◆ TASK TO COMPLETE: Only the lines from the start of the data to the line containing "import * as d3 from 'd3';", both included, should be output, exactly and without pictures.

◆ INFORMATION PROVIDED:
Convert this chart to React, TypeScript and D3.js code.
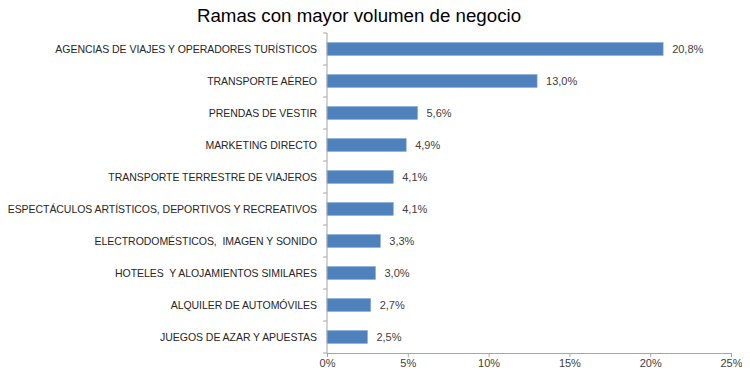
import React, { useEffect, useRef } from 'react';
import * as d3 from 'd3';

const categories = [
  'AGENCIAS DE VIAJES Y OPERADORES TURÍSTICOS',
  'TRANSPORTE AÉREO',
  'PRENDAS DE VESTIR',
  'MARKETING DIRECTO',
  'TRANSPORTE TERRESTRE DE VIAJEROS',
  'ESPECTÁCULOS ARTÍSTICOS, DEPORTIVOS Y RECREATIVOS',
  'ELECTRODOMÉSTICOS,  IMAGEN Y SONIDO',
  'HOTELES  Y ALOJAMIENTOS SIMILARES',
  'ALQUILER DE AUTOMÓVILES',
  'JUEGOS DE AZAR Y APUESTAS',
];
const values = [20.8, 13.0, 5.6, 4.9, 4.1, 4.1, 3.3, 3.0, 2.7, 2.5];
const xTicks = [0, 5, 10, 15, 20, 25];
const title = 'Ramas con mayor volumen de negocio';

const W = 750;
const H = 375;
const margin = { top: 33, right: 19, bottom: 22, left: 327 };

const fmt = (v: number) => v.toFixed(1).replace('.', ',') + '%';

export default function App() {
  const ref = useRef<SVGSVGElement>(null);

  useEffect(() => {
    const svg = d3.select(ref.current);
    svg.selectAll('*').remove();
    const font = 'Liberation Sans, Arial, sans-serif';

    const x = d3.scaleLinear().domain([0, 25]).range([margin.left, W - margin.right]);
    const y = d3
      .scaleBand<string>()
      .domain(categories)
      .range([margin.top, H - margin.bottom])
      .paddingInner(0.6)
      .paddingOuter(0.3);

    svg
      .append('text')
      .attr('x', 359)
      .attr('y', 22)
      .attr('text-anchor', 'middle')
      .attr('font-family', font)
      .attr('font-size', 18.7)
      .attr('fill', '#000')
      .text(title);

    // bars
    svg
      .append('g')
      .selectAll('rect')
      .data(values)
      .enter()
      .append('rect')
      .attr('x', x(0))
      .attr('y', (d, i) => y(categories[i])!)
      .attr('width', (d) => x(d) - x(0))
      .attr('height', y.bandwidth())
      .attr('fill', '#4f81bd')
      .attr('stroke', '#7fa6d6')
      .attr('stroke-width', 0.6);

    // value labels
    svg
      .append('g')
      .selectAll('text')
      .data(values)
      .enter()
      .append('text')
      .attr('x', (d) => x(d) + 9)
      .attr('y', (d, i) => y(categories[i])! + y.bandwidth() / 2)
      .attr('dy', '0.35em')
      .attr('font-family', font)
      .attr('font-size', 11)
      .attr('fill', '#404040')
      .text((d) => fmt(d));

    // category labels (keep the double spaces of the original)
    svg
      .append('g')
      .selectAll('text')
      .data(categories)
      .enter()
      .append('text')
      .attr('x', margin.left - 10)
      .attr('y', (d) => y(d)! + y.bandwidth() / 2)
      .attr('dy', '0.35em')
      .attr('text-anchor', 'end')
      .attr('font-family', font)
      .attr('font-size', 10.5)
      .attr('letter-spacing', -0.05)
      .style('white-space', 'pre')
      .attr('fill', '#262626')
      .text((d) => d);

    const axisColor = '#a6a6a6';
    const step = y.step();

    // y axis line + ticks at band boundaries
    const gy = svg.append('g');
    gy.append('line')
      .attr('x1', x(0))
      .attr('x2', x(0))
      .attr('y1', margin.top)
      .attr('y2', H - margin.bottom)
      .attr('stroke', axisColor);
    gy.selectAll('line.t')
      .data(d3.range(categories.length + 1))
      .enter()
      .append('line')
      .attr('class', 't')
      .attr('x1', x(0) - 4)
      .attr('x2', x(0))
      .attr('y1', (i) => margin.top + i * step)
      .attr('y2', (i) => margin.top + i * step)
      .attr('stroke', axisColor);

    // x axis
    const gx = svg
      .append('g')
      .attr('transform', `translate(0,${H - margin.bottom})`)
      .call(
        d3
          .axisBottom(x)
          .tickValues(xTicks)
          .tickSize(4)
          .tickFormat((d) => d + '%')
      );
    gx.select('.domain').attr('stroke', axisColor);
    gx.selectAll('.tick line').attr('stroke', axisColor);
    gx.selectAll('.tick text')
      .attr('font-family', font)
      .attr('font-size', 11)
      .attr('fill', '#404040')
      .attr('dy', '0.6em');
  }, []);

  return <svg ref={ref} width={W} height={H} style={{ display: 'block', margin: '-8px' }} />;
}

◆ EXERCISE SOLUTION:
Convert this chart to React, TypeScript and D3.js code.
import React, { useEffect, useRef } from 'react';
import * as d3 from 'd3';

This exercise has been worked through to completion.